Я знал, что делать, знал, что нужно делать. Следовало разворачивать терапию, запускать в действие среду и запускать резцы в миры Щелчка и Дичка. Образы Щелчка, голос Дичка и любовь Джози.
Джози.
Настойчивый стук в дверь. Я буду считать до десяти, а потом выломаю дверь, Кертис. Ты меня слышишь?
Раз.
Из моего шатанья по безжизненному коридору родилась и еще одна мысль, еще одно сомнение прибавилось к массе прежних: очень многое зависело от тех биографических деталей, в которых оба моих пациента, по всей видимости, непрерывно барахтались с самого момента появления здесь. Я уже не испытывал начального облегчения, когда отмечал, что они по крайней мере не остаются немыми, как предполагали многие в Душилище, а пытаются что-то сообщить. Нет, сомнения терзали меня все сильнее. Не было никакой гарантии, что их истории, их образы и слова помогут мне создать нужную среду или для лечения, или, что еще важнее, для стоящего исследования. Количество времени, проведенное Щелчком в зале, могло бы оказаться потрачено на непрерывное написание фразы: У меня пять пальцев на руке, пять пальцев на ноге, — был один такой печальный случай в Душилище, когда пациент писал это в течение трех месяцев кряду. Да, я слышал, как Дичок разговаривает песнями, до утра избывая свою тоску, свое одинокое отчаяние, свою неуемную злость… Я подсмотрел и подслушал через брезент довольно, чтобы понять это, однако, помимо его несомненной тяги к поэзии, были ли у меня достаточные основания для того, чтобы выстроить такое окружение, благодаря которому из его головы хлынет непроизвольный поток и станет для меня, как для ученого, пищей для изучения на долгие месяцы? А ведь я чувствовал, как и в случае с Щелчком, что если такого не произойдет, то, значит, я потерпел поражение. Плохой психотерапевт расставляет дорожные знаки на пути к выздоровлению — и остается доволен одним этим.

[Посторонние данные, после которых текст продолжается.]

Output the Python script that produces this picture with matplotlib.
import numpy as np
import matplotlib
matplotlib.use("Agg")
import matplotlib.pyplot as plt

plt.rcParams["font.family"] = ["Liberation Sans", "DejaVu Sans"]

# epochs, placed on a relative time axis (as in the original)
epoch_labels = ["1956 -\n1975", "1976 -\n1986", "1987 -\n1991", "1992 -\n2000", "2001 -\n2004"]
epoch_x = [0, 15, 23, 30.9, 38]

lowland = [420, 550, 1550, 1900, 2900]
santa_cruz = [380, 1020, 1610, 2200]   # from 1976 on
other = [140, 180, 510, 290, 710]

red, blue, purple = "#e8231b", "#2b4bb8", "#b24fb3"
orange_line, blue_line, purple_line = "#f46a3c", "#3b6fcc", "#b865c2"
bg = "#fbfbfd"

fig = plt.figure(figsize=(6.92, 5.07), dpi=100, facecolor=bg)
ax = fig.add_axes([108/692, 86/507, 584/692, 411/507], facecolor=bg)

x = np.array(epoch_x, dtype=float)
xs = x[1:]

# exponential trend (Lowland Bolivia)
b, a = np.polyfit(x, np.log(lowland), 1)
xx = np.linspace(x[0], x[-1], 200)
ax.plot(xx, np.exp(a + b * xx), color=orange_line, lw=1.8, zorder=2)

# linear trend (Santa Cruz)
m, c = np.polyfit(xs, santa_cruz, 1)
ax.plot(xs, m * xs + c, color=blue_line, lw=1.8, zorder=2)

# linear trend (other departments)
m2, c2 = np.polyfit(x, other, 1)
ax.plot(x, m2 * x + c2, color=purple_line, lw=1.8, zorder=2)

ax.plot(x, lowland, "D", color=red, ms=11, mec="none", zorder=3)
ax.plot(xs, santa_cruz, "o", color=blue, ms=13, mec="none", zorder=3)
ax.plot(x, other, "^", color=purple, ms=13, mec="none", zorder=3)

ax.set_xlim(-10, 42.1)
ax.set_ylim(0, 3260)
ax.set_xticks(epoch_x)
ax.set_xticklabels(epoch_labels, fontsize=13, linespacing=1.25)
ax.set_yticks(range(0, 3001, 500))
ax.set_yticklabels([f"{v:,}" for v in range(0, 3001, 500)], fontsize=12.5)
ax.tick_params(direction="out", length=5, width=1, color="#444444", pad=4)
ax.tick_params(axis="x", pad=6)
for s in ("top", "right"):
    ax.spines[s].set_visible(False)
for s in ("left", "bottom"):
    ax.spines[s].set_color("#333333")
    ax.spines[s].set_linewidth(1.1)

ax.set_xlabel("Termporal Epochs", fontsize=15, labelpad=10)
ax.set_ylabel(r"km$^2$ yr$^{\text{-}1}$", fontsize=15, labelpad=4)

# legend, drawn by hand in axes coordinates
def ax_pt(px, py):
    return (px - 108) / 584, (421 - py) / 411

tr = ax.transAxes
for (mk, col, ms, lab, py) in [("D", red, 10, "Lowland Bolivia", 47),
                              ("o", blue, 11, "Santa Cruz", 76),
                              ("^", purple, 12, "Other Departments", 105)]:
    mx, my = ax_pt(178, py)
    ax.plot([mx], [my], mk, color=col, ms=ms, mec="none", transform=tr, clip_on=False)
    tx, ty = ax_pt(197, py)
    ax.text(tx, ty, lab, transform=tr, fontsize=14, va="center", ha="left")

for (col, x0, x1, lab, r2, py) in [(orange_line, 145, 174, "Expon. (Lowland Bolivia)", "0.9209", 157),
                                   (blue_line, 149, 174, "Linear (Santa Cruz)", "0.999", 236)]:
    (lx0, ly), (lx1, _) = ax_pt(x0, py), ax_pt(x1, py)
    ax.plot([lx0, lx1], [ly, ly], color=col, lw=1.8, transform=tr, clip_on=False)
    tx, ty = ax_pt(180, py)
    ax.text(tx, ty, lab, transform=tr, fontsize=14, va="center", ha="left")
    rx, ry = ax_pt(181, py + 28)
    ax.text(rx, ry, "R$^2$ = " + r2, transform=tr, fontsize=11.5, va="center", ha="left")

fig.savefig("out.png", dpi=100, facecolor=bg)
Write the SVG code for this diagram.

Я глядел в пластиковое окошко в брезенте, всматриваясь во тьму, где Щелчок печатал фотографии, и это успокаивало меня, прогоняло мои сомнения. В этой комнате уже создавалось свое окружение, и точно так же некрасивая, функциональная груда кассет, наваленная вокруг Дичка, создавала собственное странное ощущение. Рапорты социальных работников, психологов и полицейских о Дичке и Щелчке были прекрасно составлены, они холодным бюрократическим языком ясно очерчивали их биографии, предоставляя всю необходимую информацию, — но вот никаких ощущений не передавали. А ощущения в такого рода исследованиях — пожалуй, едва ли не главная ценность, мощнейший инструмент. И, что еще важнее, каждый уважающий себя психотерапевт (и Питерсон безоговорочно бы с этим согласился) понимает, что отношения между пациентом и терапевтом не сводятся только к лечению или выздоровлению, а образуют некий тесный симбиоз, сложную и изощренную связь, основанную на формуле: Я тебе почешу спинку, если ты почешешь мне. Такой вот уникальный психоз служит топливом для механизма, который мчит и меня, и Питерсона к цели.